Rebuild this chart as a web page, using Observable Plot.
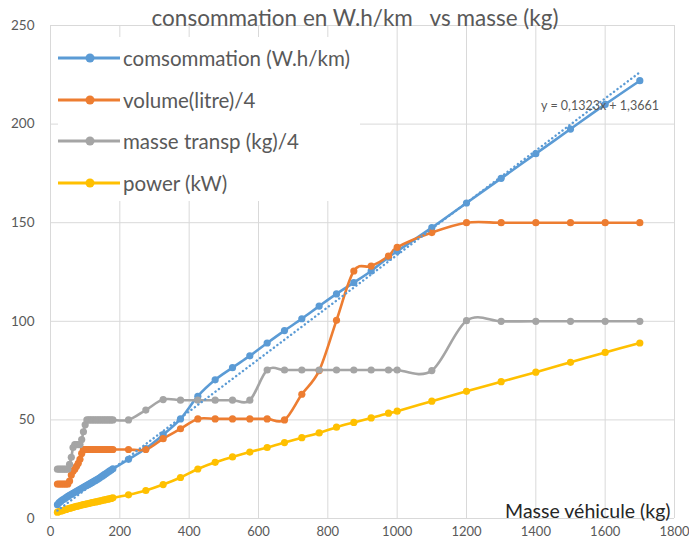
<!DOCTYPE html>
<html>
<head>
<meta charset="utf-8">
<script src="https://cdn.jsdelivr.net/npm/d3@7"></script>
<script src="https://cdn.jsdelivr.net/npm/@observablehq/plot@0.6"></script>
<style>
  html, body { margin: 0; padding: 0; background: #fff; }
  #wrap { position: relative; width: 689px; height: 541px; font-family: Lato, "Open Sans", sans-serif; }
  #title { position: absolute; left: 0; width: 710px; top: 4px; text-align: center; font-size: 22.5px; color: #595959; white-space: pre; }
  #legend { position: absolute; left: 58px; top: 37px; width: 302px; height: 164px; background: #fff; }
  .item { position: absolute; left: 0; height: 24px; display: flex; align-items: center; }
  .item span { font-size: 20.5px; color: #595959; margin-left: 3px; white-space: nowrap; }
</style>
</head>
<body>
<div id="wrap">
  <div id="chart"></div>
  <div id="legend"></div>
  <div id="title"></div>
</div>
<script>
const titleText = "consommation en W.h/km   vs masse (kg)";
const xLabel = "Masse véhicule (kg)";
const equationText = "y = 0,1323x + 1,3661";
const trendSlope = 0.1323;
const trendIntercept = 1.3661;

const seriesNames = ["comsommation (W.h/km)", "volume(litre)/4", "masse transp (kg)/4", "power (kW)"];
const seriesColors = ["#5b9bd5", "#ed7d31", "#a5a5a5", "#ffc000"];

const xTicks = [0, 200, 400, 600, 800, 1000, 1200, 1400, 1600, 1800];
const yTicks = [0, 50, 100, 150, 200, 250];

const masse = [
  20, 25, 30, 35, 40, 45, 50, 55, 60, 65, 70, 75, 80, 85, 90, 95, 100, 105, 110, 115,
  120, 125, 130, 135, 140, 145, 150, 155, 160, 165, 170, 175, 180,
  225, 275, 325, 375, 425, 475, 525, 575, 625, 675, 725, 775, 825, 875, 925, 975,
  1000, 1100, 1200, 1300, 1400, 1500, 1600, 1700
];

const consommation = [
  7, 8, 8.8, 9.5, 10, 10.6, 11.2, 11.8, 12.3, 12.8, 13.3, 13.8, 14.3, 14.8, 15.3, 15.8, 16.3, 16.8, 17.3, 17.8,
  18.3, 18.8, 19.3, 19.8, 20.4, 21, 21.6, 22.2, 22.8, 23.4, 24, 24.6, 25.2,
  30, 35.5, 42.5, 50.5, 62, 70.3, 76.5, 82.5, 89, 95.3, 101.3, 107.7, 113.9, 119.6, 125.5, 132.5,
  135.5, 147.5, 160, 172.5, 185, 197.5, 210, 222
];

const volume = [
  17.5, 17.5, 17.5, 17.5, 17.5, 17.5, 17.5, 19, 22, 24, 25, 26.5, 28, 30, 33, 35, 35, 35, 35, 35,
  35, 35, 35, 35, 35, 35, 35, 35, 35, 35, 35, 35, 35,
  35, 35, 40.5, 45.5, 50.5, 50.5, 50.5, 50.5, 50.5, 50, 63, 75, 100.5, 125.5, 128, 133,
  137.5, 145, 150, 150, 150, 150, 150, 150
];

const masseTransp = [
  25, 25, 25, 25, 25, 25, 25, 27.5, 31, 36, 37.5, 37.5, 37.5, 37.5, 40, 44, 47.5, 50, 50, 50,
  50, 50, 50, 50, 50, 50, 50, 50, 50, 50, 50, 50, 50,
  50, 55, 60.3, 60, 60, 60, 60, 60, 75.3, 75.3, 75.3, 75.3, 75.3, 75.3, 75.3, 75.3,
  75.3, 75, 100.3, 100, 100, 100, 100, 100
];

const power = [
  3.2, 3.5, 3.8, 4, 4.3, 4.6, 4.9, 5.1, 5.4, 5.6, 5.9, 6.1, 6.3, 6.6, 6.8, 7, 7.2, 7.4, 7.6, 7.8,
  8, 8.2, 8.4, 8.6, 8.8, 9, 9.2, 9.4, 9.6, 9.8, 10, 10.2, 10.5,
  12, 14.2, 17.2, 20.8, 25.1, 28.5, 31.2, 33.7, 36, 38.5, 41, 43.4, 46.3, 48.7, 51, 53.4,
  54.4, 59.5, 64.5, 69.4, 74.2, 79.2, 84.2, 89
];

const allSeries = [consommation, volume, masseTransp, power];
const rows = [];
allSeries.forEach((vals, si) => {
  vals.forEach((v, i) => rows.push({ serie: seriesNames[si], x: masse[i], y: v }));
});

const xMin = d3.min(masse), xMax = d3.max(masse);
const trend = [xMin, xMax].map(x => ({ x, y: trendSlope * x + trendIntercept }));

const color = { domain: seriesNames, range: seriesColors };
const font = "Lato, 'Open Sans', sans-serif";

const chart = Plot.plot({
  width: 689,
  height: 541,
  marginLeft: 50,
  marginRight: 15,
  marginTop: 25,
  marginBottom: 23,
  style: { fontFamily: font, fontSize: "13.5px", color: "#595959", background: "#fff" },
  x: { domain: [0, 1800], label: null },
  y: { domain: [0, 250], label: null },
  color,
  marks: [
    Plot.gridX(xTicks, { stroke: "#d9d9d9", strokeOpacity: 1, strokeWidth: 1 }),
    Plot.gridY(yTicks, { stroke: "#d9d9d9", strokeOpacity: 1, strokeWidth: 1 }),
    Plot.axisX({ ticks: xTicks, tickSize: 0, tickPadding: 8, fill: "#595959", fontSize: 13, tickFormat: d => String(d), label: null }),
    Plot.axisY({ ticks: yTicks, tickSize: 0, tickPadding: 16, fill: "#595959", fontSize: 13.5, tickFormat: d => String(d), label: null }),
    Plot.line(rows, { x: "x", y: "y", z: "serie", stroke: "serie", strokeWidth: 2.6, curve: "cardinal", tension: 0 }),
    Plot.dot(rows, { x: "x", y: "y", fill: "serie", r: 3.6 }),
    Plot.line(trend, { x: "x", y: "y", stroke: seriesColors[0], strokeWidth: 2.4, strokeDasharray: "0.1,4.2", strokeLinecap: "round" }),
    Plot.text([equationText], { x: () => 1585, y: () => 209, text: d => d, fill: "#595959", fontSize: 12.5 }),
    Plot.text([xLabel], { frameAnchor: "bottom-right", text: d => d, textAnchor: "end", lineAnchor: "bottom", dx: -4, dy: -1, fill: "#262626", fontSize: 19.5 })
  ]
});
document.getElementById("chart").appendChild(chart);

document.getElementById("title").textContent = titleText;

const legend = document.getElementById("legend");
const itemTops = [9, 51, 92, 134];
seriesNames.forEach((name, i) => {
  const item = document.createElement("div");
  item.className = "item";
  item.style.top = itemTops[i] + "px";
  const svg = d3.create("svg").attr("width", 62).attr("height", 24);
  svg.append("line").attr("x1", 0).attr("x2", 62).attr("y1", 12).attr("y2", 12)
    .attr("stroke", seriesColors[i]).attr("stroke-width", 3);
  svg.append("circle").attr("cx", 32).attr("cy", 12).attr("r", 4.5).attr("fill", seriesColors[i]);
  item.appendChild(svg.node());
  const span = document.createElement("span");
  span.textContent = name;
  item.appendChild(span);
  legend.appendChild(item);
});
</script>
</body>
</html>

Prompt: Pick out the lines containing the string "chart" and show them.

Solution:
Rebuild this chart as a web page, using Observable Plot.
  <div id="chart"></div>
const chart = Plot.plot({
document.getElementById("chart").appendChild(chart);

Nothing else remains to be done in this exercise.